Ольга Шакина
Очередное костюмное кино английского производства — как правило, его снимают по Диккенсу, Уайльду или Шекспиру, но попадаются и Чехов с Толстым — вместо того чтобы на месяц-другой занять нишу легкого фильма для наиболее культурных посетителей мультиплексов, неожиданно превратилось в одну из самых скандальных премьер сезона. С «Анны Карениной» Джо Райта возвращаются в гневе или в восторге — третьей реакции, поспокойней, не дано.

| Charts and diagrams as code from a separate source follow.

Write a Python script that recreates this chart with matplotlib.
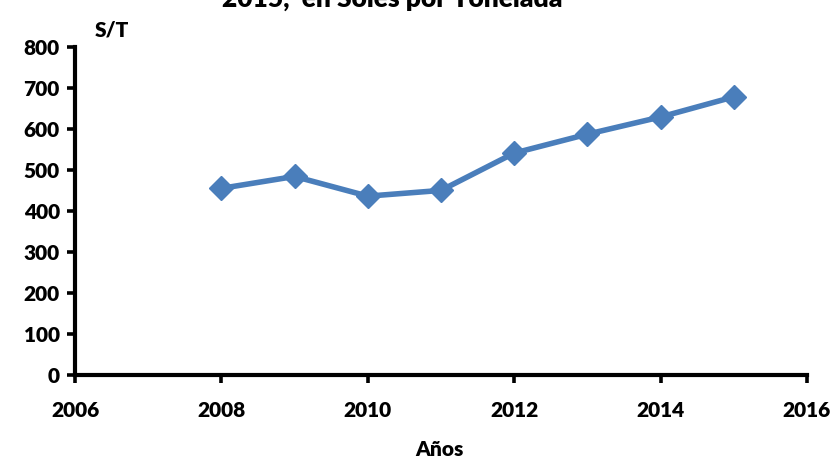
import matplotlib
matplotlib.use("Agg")
import matplotlib.pyplot as plt

# precio por tonelada
years = [2008, 2009, 2010, 2011, 2012, 2013, 2014, 2015]
prices = [455, 484, 436, 450, 541, 587, 629, 678]
x_ticks = [2006, 2008, 2010, 2012, 2014, 2016]
y_ticks = [0, 100, 200, 300, 400, 500, 600, 700, 800]

plt.rcParams["font.family"] = ["Lato", "DejaVu Sans"]
plt.rcParams["font.weight"] = "heavy"

fig = plt.figure(figsize=(8.38, 4.59), dpi=100)
ax = fig.add_axes([0.0895, 0.183, 0.8735, 0.715])

ax.plot(years, prices, color="#4A7EBB", linewidth=4, marker="D",
        markersize=12, markeredgecolor="#4A7EBB", clip_on=False, zorder=3)

ax.set_xlim(2006, 2016)
ax.set_ylim(0, 800)
ax.set_xticks(x_ticks)
ax.set_yticks(y_ticks)
ax.tick_params(axis="both", direction="out", length=6, width=2.6,
               labelsize=15, color="black")
ax.tick_params(axis="x", pad=13)
ax.tick_params(axis="y", pad=5)
for lab in ax.get_xticklabels() + ax.get_yticklabels():
    lab.set_fontweight("heavy")

for side in ["top", "right"]:
    ax.spines[side].set_visible(False)
for side in ["left", "bottom"]:
    ax.spines[side].set_linewidth(3)

fig.text(0.134, 0.935, "S/T", fontsize=15, fontweight="heavy", ha="center", va="center")
fig.text(0.525, 0.02, "Años", fontsize=15, fontweight="heavy", ha="center", va="center")
# titulo cortado arriba, como en el original
fig.text(0.468, 1.003, "2015,  en Soles por Tonelada", fontsize=19, fontweight="heavy",
         ha="center", va="center")

fig.savefig("out.png", dpi=100)
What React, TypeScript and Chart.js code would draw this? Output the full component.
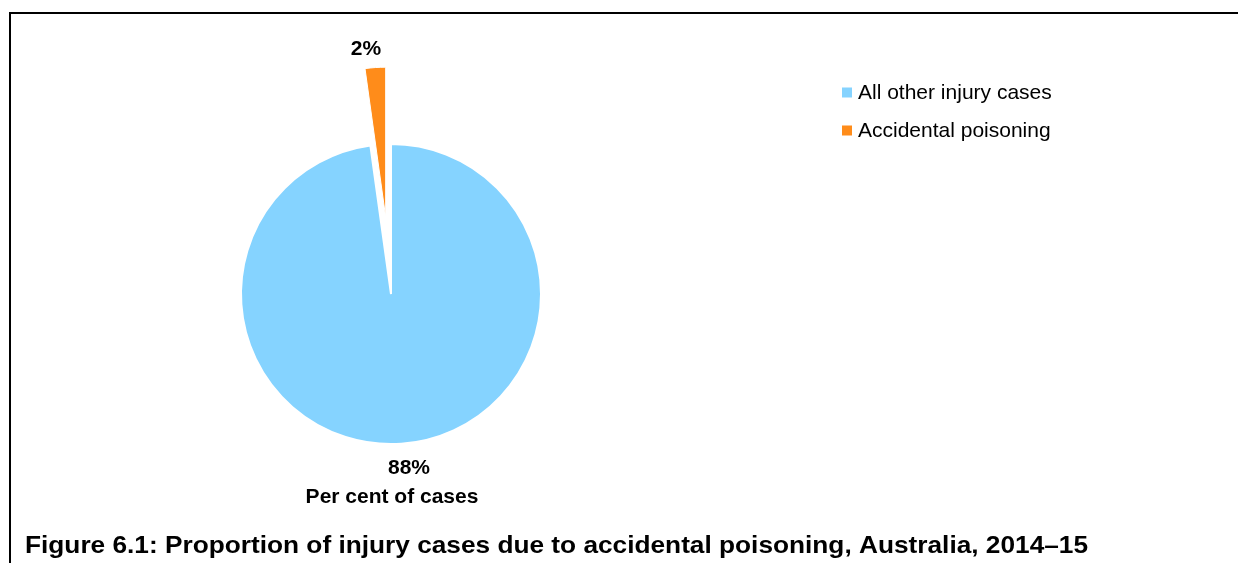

Доводы ненавистников просты: сценарист Стоппард превратил наше все в комикс, режиссер Райт — в кукольный театр. За спиной у обоих и правда солидный опыт вольного обращения с классикой: первому доводилось делать из Шекспира героя романтической комедии, второму — превращать героев Джейн Остин в робких неврастеников, а жесткие строки Йена Макьюэна — в прикладную, по убеждению многих, мелодраму. Гладкое толстовское повествование действительно порублено в бахрому, герои же то и дело в прямом смысле оказываются на сцене, а массовка — будь то гости бала или посетители скачек — превращается во внимательный зрительный зал.
Игра с театральным пространством — режиссерский сигнал: «Анна Каренина» — экранизация такая же условная, как «четвертая стена», отделяющая публику от артистов. Представлять на суд аудитории очередную побуквенную инсценировку программного романа было бы глупо — вон сколько их уже, и большинство с полным правом числятся по разряду развесистой клюквы. Джо Райт — умный режиссер. Он подходит к предмету как настоящий англичанин — иронизируя и недоговаривая. Он говорит с публикой, как современный художник, — используя в качестве рупора неприкосновенную классику и ничуть не смущаясь этим.
Вместо того чтобы бежать от штампов, к которым склонны англосаксы, экранизирующие любимую русскую литературу, он жонглирует ими. Колосья и стога до горизонта, пейзане с косой и бородой, водка и икра, шалость и лихость, снега и метели — «Каренина» превращается в ироническое киноревю, посвященное не просто европейской традиции экранизаций нашей классики, но отношениям Запада со славянским Востоком в целом. Смелый англичанин, столкнувшийся с необходимостью снять фильм по одному из главных романов XIX века, решает не размениваться на мелочи, но сделать фильм о столкновении рацио с иррацио, в котором победителей нет — есть сплошные побежденные.
Именно поэтому персонаж куклообразной Киры Найтли, которой только ленивый не пеняет за злоупотребление активной мимикой, — хоть и заглавный, но далеко не главный герой. В центре повествования — совершенное альтер-эго режиссера, рациональный, гуманный и спокойный Каренин, первая возрастная — и, очевидно, лучшая роль в карьере Джуда Лоу. В его отношении к жене — модель отношения четкого Запада к буйному и яркому Востоку. В тоне, которым Каренин обращается к Анне, объясняя, что прощать ее в очередной раз было бы попросту бессмысленно, чуть ли не впервые в истории экранизаций Толстого нет ни мстительности, ни обиды, ни негодования, ни даже усталости — он просто подбил баланс и понял, что у его модели поведения с супругой на редкость низкий КПД.
Такова природа взаимодействия нашей культуры с пресловутыми «ими» — мы яркие, внезапные, мы нравимся, с нами интересно. Любить нас, однако, опасно. Нам же с ними уютно, тепло, но тоскливо. Поэтому склонные к саморазрушению славяне выбирают красивую гибель, а западники — стабильную, но грустную жизнь. Недаром последним эпизодом фильма станет не сцена с поездом, но Каренин, устало оглядывающий ничуть не волнующее его ромашковое поле.